Your objective:
Begin with the first line of the material and write out each line exactly, ending with the line that contains "var totalWI = [63, 33, 5];". Pictures are not part of the copy.

___ Dataset extract ___

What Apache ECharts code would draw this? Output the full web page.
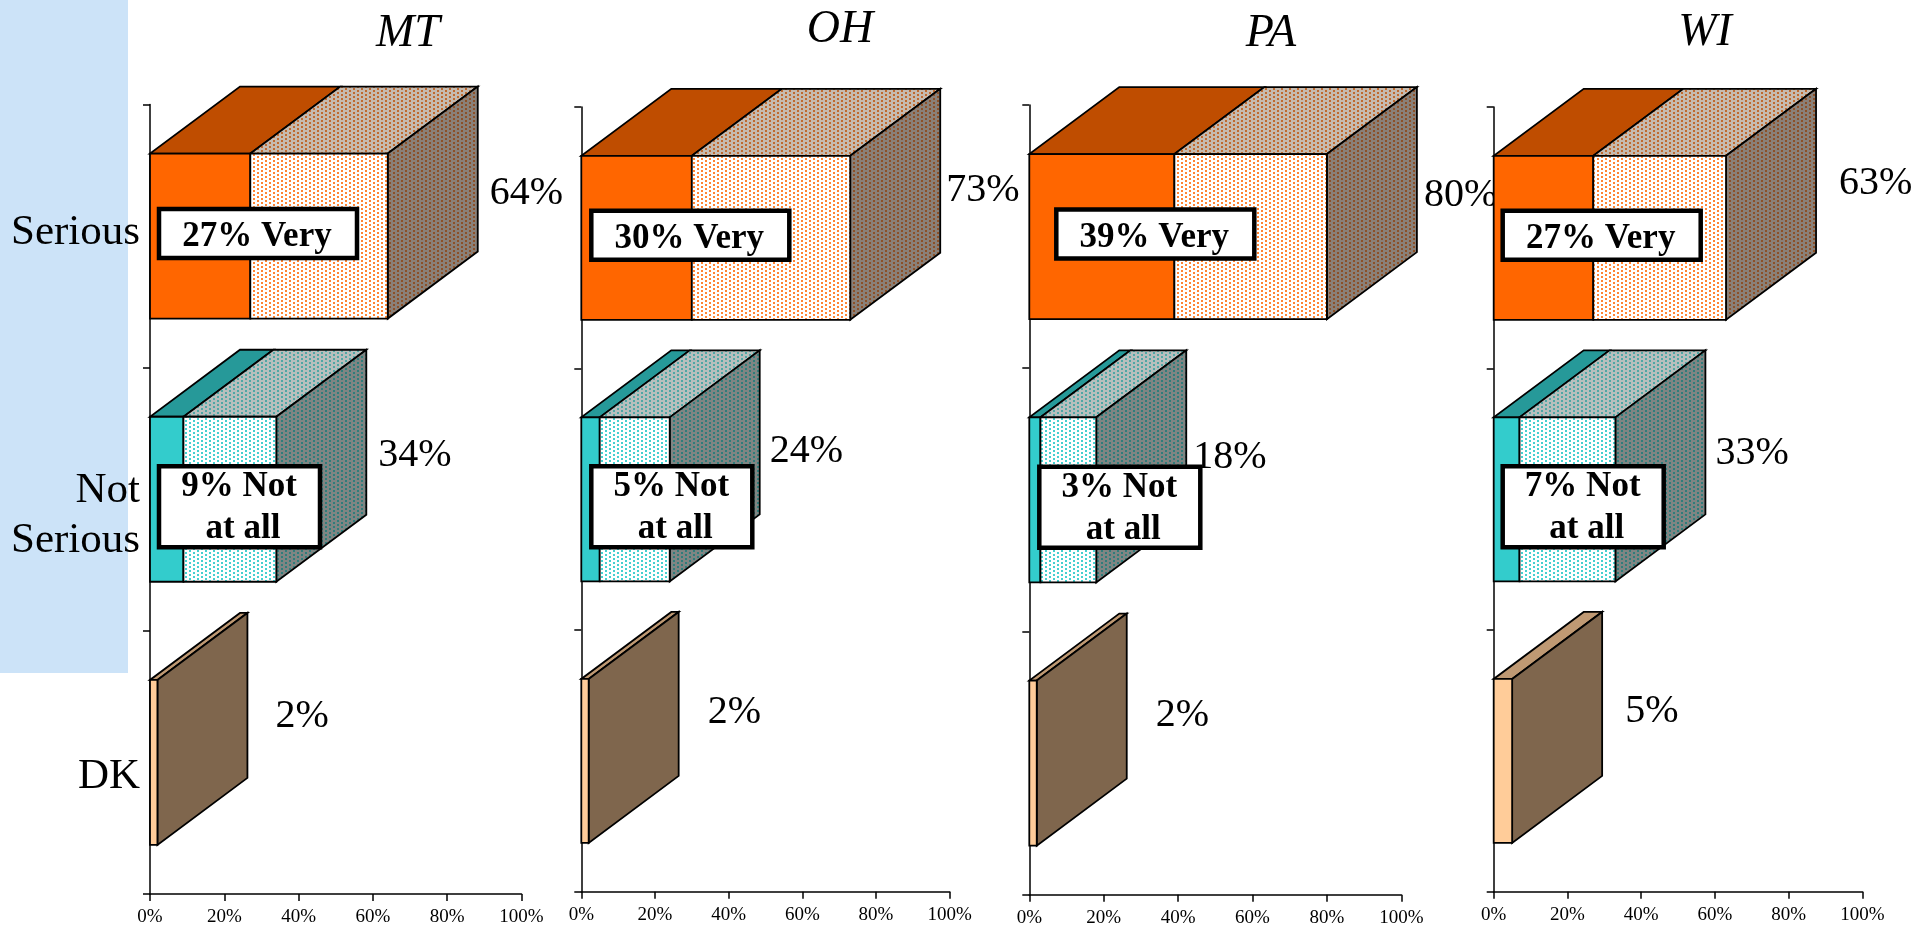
<!DOCTYPE html>
<html>
<head>
<meta charset="utf-8">
<style>html,body{margin:0;padding:0;background:#fff}#c{width:1929px;height:928px}</style>
<script src="https://cdn.jsdelivr.net/npm/echarts@6/dist/echarts.min.js"></script>
</head>
<body>
<div id="c"></div>
<script>
var categories = ['Serious', 'Not\nSerious', 'DK'];
var states = ['MT', 'OH', 'PA', 'WI'];
var tickValues = [0, 20, 40, 60, 80, 100];

// strongest share per category ("Very", "Not at all", DK)
var strongMT = [27, 9, 2];
var strongOH = [30, 5, 2];
var strongPA = [39, 3, 2];
var strongWI = [27, 7, 5];
// total per category
var totalMT = [64, 34, 2];
var totalOH = [73, 24, 2];
var totalPA = [80, 18, 2];
var totalWI = [63, 33, 5];

var strongs = [strongMT, strongOH, strongPA, strongWI];
var totals = [totalMT, totalOH, totalPA, totalWI];

// layout only
var panels = [
  {left:150,   right:521.5, top:104.5, bottom:894, titleX:408,  titleY:11,
   valDx:[12,12,28],  valDy:[-43,-44,-46], boxDx:[9,9]},
  {left:581.3, right:949.7, top:107,   bottom:891.7, titleX:840,  titleY:7,
   valDx:[6,10,29],   valDy:[-47,-48,-48], boxDx:[10,10]},
  {left:1029.3,right:1401.3,top:105,   bottom:894.7, titleX:1271, titleY:11,
   valDx:[7,7,29],    valDy:[-41,-42,-48], boxDx:[27,10]},
  {left:1493.7,right:1862.5,top:107,   bottom:891.7, titleX:1705, titleY:10,
   valDx:[23,10,23],  valDy:[-54,-46,-49], boxDx:[9,9]}
];
var catShift = [-3, 16, 14];
var depthX = 90, depthY = 67;

function pattern(bg, dot) {
  var c = document.createElement('canvas');
  c.width = 8; c.height = 4;
  var g = c.getContext('2d');
  g.fillStyle = bg; g.fillRect(0, 0, c.width, c.height);
  g.fillStyle = dot;
  g.fillRect(1, 0, 2, 2);
  g.fillRect(5, 2, 2, 2);
  return {image: c, repeat: 'repeat'};
}
var faces = [
  {front:'#FF6600', top:'#BF4D00', light:pattern('#FFFFFF','#FF8433'),
   lightTop:pattern('#C6BBB0','#BF6A30'), side:pattern('#8A8078','#8C5028')},
  {front:'#33CCCC', top:'#269999', light:pattern('#FFFFFF','#45D0D0'),
   lightTop:pattern('#B8BFBD','#4FA7A5'), side:pattern('#7F8583','#2F7D7B')},
  {front:'#FFCC99', top:'#BF9973', light:null, lightTop:null, side:'#7F664D'}
];

function poly(points, fill) {
  return {type:'polygon', shape:{points:points},
    style:{fill:fill, stroke:'#000', lineWidth:1.8, lineJoin:'miter'}};
}

function makeRender(panelIndex) {
  return function (params, api) {
    var i = params.dataIndex;
    var strong = api.value(0), total = api.value(1), cat = api.value(2);
    var p = panels[panelIndex];
    var band = api.size([0, 1])[1];
    var h = band * 0.627;
    var mid = api.coord([0, cat])[1];
    var x0 = api.coord([0, cat])[0];
    var x1 = api.coord([strong, cat])[0];
    var x2 = api.coord([total, cat])[0];
    var t = mid - h / 2, b = mid + h / 2;
    var f = faces[i];
    var kids = [];
    kids.push(poly([[x0,t],[x1,t],[x1+depthX,t-depthY],[x0+depthX,t-depthY]], f.top));
    if (total > strong) {
      kids.push(poly([[x1,t],[x2,t],[x2+depthX,t-depthY],[x1+depthX,t-depthY]], f.lightTop));
    }
    kids.push(poly([[x2,t],[x2+depthX,t-depthY],[x2+depthX,b-depthY],[x2,b]], f.side));
    kids.push(poly([[x0,t],[x1,t],[x1,b],[x0,b]], f.front));
    if (total > strong) {
      kids.push(poly([[x1,t],[x2,t],[x2,b],[x1,b]], f.light));
    }
    kids.push({type:'text', x:x2 + depthX + p.valDx[i], y:mid + p.valDy[i],
      style:{text: total + '%', font:'40px "Liberation Serif"', fill:'#000',
             textAlign:'left', textVerticalAlign:'middle'}});
    var boldFont = 'bold 35px "Liberation Serif"';
    if (i === 0) {
      var bx = x0 + p.boxDx[0], by = mid - 27;
      kids.push({type:'rect', shape:{x:bx, y:by, width:198, height:49},
        style:{fill:'#fff', stroke:'#000', lineWidth:4.5}});
      kids.push({type:'text', x:bx + 98, y:by + 28,
        style:{text: strong + '% Very', font:boldFont, fill:'#000', textAlign:'center', textVerticalAlign:'middle'}});
    } else if (i === 1) {
      var cx = x0 + p.boxDx[1], cy = mid - 33;
      kids.push({type:'rect', shape:{x:cx, y:cy, width:161, height:81},
        style:{fill:'#fff', stroke:'#000', lineWidth:4.5}});
      kids.push({type:'text', x:cx + 80, y:cy + 21,
        style:{text: strong + '% Not', font:boldFont, fill:'#000', textAlign:'center', textVerticalAlign:'middle'}});
      kids.push({type:'text', x:cx + 84, y:cy + 63,
        style:{text: 'at all', font:boldFont, fill:'#000', textAlign:'center', textVerticalAlign:'middle'}});
    }
    return {type:'group', children:kids};
  };
}

var catFont = {fontFamily:'Liberation Serif', fontSize:43, lineHeight:50, color:'#000'};
var rich = {t:catFont};
catShift.forEach(function (s) {
  rich['s' + Math.abs(s)] = {fontSize:1, lineHeight:2 * Math.abs(s)};
});
function catLabel(value, index) {
  var s = catShift[index];
  var lines = value.split('\n').map(function (l) { return '{t|' + l + '}'; });
  if (s > 0) lines.unshift('{s' + s + '| }');
  if (s < 0) lines.push('{s' + (-s) + '| }');
  return lines.join('\n');
}

var grids = [], xAxes = [], yAxes = [], series = [], titles = [];
panels.forEach(function (p, k) {
  grids.push({left:p.left, width:p.right - p.left, top:p.top, height:p.bottom - p.top, containLabel:false});
  xAxes.push({type:'value', gridIndex:k, min:tickValues[0], max:tickValues[tickValues.length-1], interval:20,
    axisLine:{show:true, onZero:false, lineStyle:{color:'#000', width:1.5}},
    axisTick:{show:true, length:7, lineStyle:{color:'#000', width:1.5}},
    splitLine:{show:false},
    axisLabel:{color:'#000', fontFamily:'Liberation Serif', fontSize:19, margin:14, showMaxLabel:true, showMinLabel:true,
      formatter:function (v) { return v + '%'; }}});
  yAxes.push({type:'category', gridIndex:k, data:categories, inverse:true,
    axisLine:{show:true, onZero:false, lineStyle:{color:'#000', width:1.5}},
    axisTick:{show:true, length:7, alignWithLabel:false, lineStyle:{color:'#000', width:1.5}},
    splitLine:{show:false},
    axisLabel:{show:k === 0, color:'#000', margin:10, align:'right', interval:0,
      formatter:catLabel, rich:rich}});
  series.push({type:'custom', xAxisIndex:k, yAxisIndex:k, z:5, clip:false,
    encode:{x:[0,1], y:2},
    renderItem:makeRender(k),
    data:strongs[k].map(function (v, j) { return [v, totals[k][j], j]; })});
  titles.push({text:states[k], left:p.titleX, top:p.titleY, textAlign:'center', padding:0,
    textStyle:{fontFamily:'Liberation Serif', fontStyle:'italic', fontWeight:'normal', fontSize:46, color:'#000'}});
});

var chart = echarts.init(document.getElementById('c'), null, {renderer:'canvas'});
chart.setOption({
  backgroundColor:'#fff',
  animation:false,
  title:titles,
  graphic:[{type:'rect', z:-10, silent:true, shape:{x:0, y:0, width:128, height:673}, style:{fill:'#CCE3F8'}}],
  grid:grids, xAxis:xAxes, yAxis:yAxes, series:series
});
</script>
</body>
</html>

___

Solution:
What Apache ECharts code would draw this? Output the full web page.
<!DOCTYPE html>
<html>
<head>
<meta charset="utf-8">
<style>html,body{margin:0;padding:0;background:#fff}#c{width:1929px;height:928px}</style>
<script src="https://cdn.jsdelivr.net/npm/echarts@6/dist/echarts.min.js"></script>
</head>
<body>
<div id="c"></div>
<script>
var categories = ['Serious', 'Not\nSerious', 'DK'];
var states = ['MT', 'OH', 'PA', 'WI'];
var tickValues = [0, 20, 40, 60, 80, 100];

// strongest share per category ("Very", "Not at all", DK)
var strongMT = [27, 9, 2];
var strongOH = [30, 5, 2];
var strongPA = [39, 3, 2];
var strongWI = [27, 7, 5];
// total per category
var totalMT = [64, 34, 2];
var totalOH = [73, 24, 2];
var totalPA = [80, 18, 2];
var totalWI = [63, 33, 5];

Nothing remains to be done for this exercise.